Отто считал себя человеком твердых философских и политических убеждений, но, прочитав личное дело Джона Восса, он почувствовал, как в нем разгорается внутренний конфликт: следует ли таких родителей казнить без промедления – при том условии, конечно, если предварительно их сумеют разыскать? С одной стороны, он никогда не ратовал за смертную казнь, полагая, что она не решает проблемы, но в данном случае казнь решила бы – и довольно элегантно, думал он – проблему омерзения, которое он испытывал при мысли о невольной необходимости обитать в одном мире с этими двумя людьми.
Не то чтобы он считал себя идеальным отцом. Куда там. Они с Энн баловали своего сына Адама вопреки всякому здравому смыслу, и в результате взгляд на мир у мальчика складывается отчетливо нереалистичным. Например, он считает само собой разумеющимся, что все вокруг хорошо к нему относятся. Отто слишком долго пренебрегал дисциплиной, а теперь, подозревал он, уже поздно менять привычки и правила. Ранее в этом году он застукал сына на вечеринке, где угощали и алкоголем, и наркотиками, и объявил Адаму, что отныне тот под домашним арестом, срок которого зависит от его поведения в дальнейшем. Адам едва сдерживался, чтобы не расхохотаться, выходя из комнаты отца. В ответ на родительские увещевания Адам припечатывал отца “тормозом”, и Отто пришлось принять это как должное. Он не любил вспоминать задним числом свои отцовские промахи, потому что, когда он этим занимался, к мятному вкусу антацидов на языке примешивалась горечь неудачи. Простейший вывод, к которому он пришел, заключался в том, что своему отцовству он задал чрезвычайно скромную программу, пообещав себе, что никогда не станет для сына ходячей пыткой, каковой был для самого Отто его отец. В чем он явно преуспел. Адам искренне любил обоих родителей, нисколько не чувствуя себя обязанным прислушиваться к ним. Его неизменное “да, папа” не подразумевало, как теперь понимал Отто, ни согласия, ни даже попытки осмыслить сказанное отцом.

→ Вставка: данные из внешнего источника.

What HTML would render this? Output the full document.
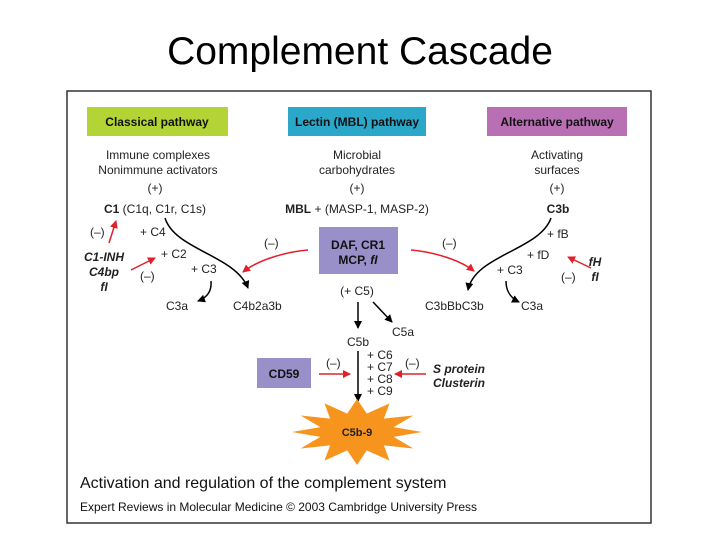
<!DOCTYPE html>
<html><head><meta charset="utf-8"><style>
html,body{margin:0;padding:0;background:#fff;}
svg{display:block;font-family:"Liberation Sans",Arial,sans-serif;}
</style></head><body>
<svg width="720" height="540" viewBox="0 0 720 540" xmlns="http://www.w3.org/2000/svg">
<defs>
<marker id="ak" markerWidth="8" markerHeight="8" refX="7" refY="4" orient="auto" markerUnits="userSpaceOnUse"><path d="M0,0 L8,4 L0,8 Z" fill="#000"/></marker>
<marker id="ar" markerWidth="8" markerHeight="8" refX="7" refY="4" orient="auto" markerUnits="userSpaceOnUse"><path d="M0,0 L8,4 L0,8 Z" fill="#e0202a"/></marker>
</defs>
<text x="360" y="64" font-size="39" text-anchor="middle" fill="#000">Complement Cascade</text>
<rect x="67" y="91" width="584" height="432" fill="#fff" stroke="#333" stroke-width="1.5"/>

<rect x="87" y="107" width="141" height="29" fill="#b4d334"/>
<rect x="288" y="107" width="138" height="29" fill="#2aa7c9"/>
<rect x="487" y="107" width="140" height="29" fill="#b86fb4"/>
<g font-size="12" font-weight="bold" text-anchor="middle" fill="#111">
<text x="157" y="126">Classical pathway</text>
<text x="357" y="126">Lectin (MBL) pathway</text>
<text x="557" y="126">Alternative pathway</text>
</g>

<g font-size="12" fill="#222">
<g text-anchor="middle">
<text x="158" y="159">Immune complexes</text>
<text x="158" y="174">Nonimmune activators</text>
<text x="155" y="192">(+)</text>
<text x="357" y="159">Microbial</text>
<text x="357" y="174">carbohydrates</text>
<text x="357" y="192">(+)</text>
<text x="357" y="213"><tspan font-weight="bold">MBL</tspan> + (MASP-1, MASP-2)</text>
<text x="557" y="159">Activating</text>
<text x="557" y="174">surfaces</text>
<text x="557" y="192">(+)</text>
<text x="558" y="213" font-weight="bold">C3b</text>
<text x="104" y="261" font-weight="bold" font-style="italic">C1-INH</text>
<text x="104" y="276" font-weight="bold" font-style="italic">C4bp</text>
<text x="104" y="291" font-weight="bold" font-style="italic">fI</text>
<text x="595" y="266" font-weight="bold" font-style="italic">fH</text>
<text x="595" y="281" font-weight="bold" font-style="italic">fI</text>
<text x="357" y="295">(+ C5)</text>
<text x="358" y="346">C5b</text>
</g>
<text x="104" y="213"><tspan font-weight="bold">C1</tspan> (C1q, C1r, C1s)</text>
<text x="90" y="236">(–)</text>
<text x="140" y="236">+ C4</text>
<text x="161" y="258">+ C2</text>
<text x="140" y="280">(–)</text>
<text x="191" y="273">+ C3</text>
<text x="166" y="310">C3a</text>
<text x="233" y="310">C4b2a3b</text>
<text x="264" y="247">(–)</text>
<text x="442" y="247">(–)</text>
<text x="547" y="238">+ fB</text>
<text x="527" y="259">+ fD</text>
<text x="497" y="274">+ C3</text>
<text x="561" y="281">(–)</text>
<text x="425" y="310">C3bBbC3b</text>
<text x="521" y="310">C3a</text>
<text x="392" y="336">C5a</text>
<text x="367" y="359">+ C6</text>
<text x="367" y="371">+ C7</text>
<text x="367" y="383">+ C8</text>
<text x="367" y="395">+ C9</text>
<text x="326" y="367">(–)</text>
<text x="405" y="367">(–)</text>
<text x="433" y="373" font-weight="bold" font-style="italic">S protein</text>
<text x="433" y="387" font-weight="bold" font-style="italic">Clusterin</text>
</g>

<rect x="319" y="227" width="79" height="47" fill="#9a90c9"/>
<text x="358" y="249" font-size="12" font-weight="bold" text-anchor="middle" fill="#111">DAF, CR1</text>
<text x="358" y="264" font-size="12" font-weight="bold" text-anchor="middle" fill="#111">MCP, <tspan font-style="italic">fI</tspan></text>

<rect x="257" y="358" width="54" height="30" fill="#9a90c9"/>
<text x="284" y="378" font-size="12" font-weight="bold" text-anchor="middle" fill="#111">CD59</text>

<g fill="none" stroke="#000" stroke-width="1.5">
<path d="M165,218 C175,250 235,255 248,288" marker-end="url(#ak)"/>
<path d="M211,281 C212,292 206,298 198,301" marker-end="url(#ak)"/>
<path d="M551,218 C540,250 475,255 468,290" marker-end="url(#ak)"/>
<path d="M506,281 C506,292 511,298 519,302" marker-end="url(#ak)"/>
<path d="M358,302 L358,328" marker-end="url(#ak)"/>
<path d="M373,302 L392,322" marker-end="url(#ak)"/>
<path d="M358,351 L358,401" marker-end="url(#ak)"/>
</g>
<g fill="none" stroke="#e0202a" stroke-width="1.5">
<path d="M109,243 L116,221" marker-end="url(#ar)"/>
<path d="M131,270 L155,258" marker-end="url(#ar)"/>
<path d="M308,250 C285,252 258,260 243,272" marker-end="url(#ar)"/>
<path d="M411,250 C434,252 460,260 474,271" marker-end="url(#ar)"/>
<path d="M591,268 L568,257" marker-end="url(#ar)"/>
<path d="M319,374 L350,374" marker-end="url(#ar)"/>
<path d="M426,374 L395,374" marker-end="url(#ar)"/>
</g>

<polygon fill="#f7941d" points="422,432 393.7,436.9 413.3,448.5 383.9,445.4 389.5,460.6 366.8,450.4 357,465 347.2,450.4 324.5,460.6 330.1,445.4 300.7,448.5 320.3,436.9 292,432 320.3,427.1 300.7,415.5 330.1,418.6 324.5,403.4 347.2,413.6 357,399 366.8,413.6 389.5,403.4 383.9,418.6 413.3,415.5 393.7,427.1"/>
<text x="357" y="436" font-size="11" font-weight="bold" text-anchor="middle" fill="#222">C5b-9</text>

<text x="80" y="488" font-size="16" fill="#111">Activation and regulation of the complement system</text>
<text x="80" y="511" font-size="12" fill="#111">Expert Reviews in Molecular Medicine © 2003 Cambridge University Press</text>
</svg>
</body></html>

Впрочем, Энн находила ситуацию вполне естественной, что она и старалась втолковать мужу каждый раз, когда он лежал ночью без сна. Дескать, глупо думать, что они не сумели подготовить сына к реальной жизни, ничего серьезнее подросткового возраста у Адама не наблюдается, а эта болезнь всегда проходит, как и особо злостная ветрянка, – на ребенка глядеть страшно, но состояние это временное и погибелью не грозящее. Мальчик знает, что он любим, напоминала она мужу, и Отто думал, что воистину тормознутому родителю только и остается, что эта последняя робкая надежда. Поскольку они с Энн совершили все возможные ошибки, описанные в книгах по воспитанию детей.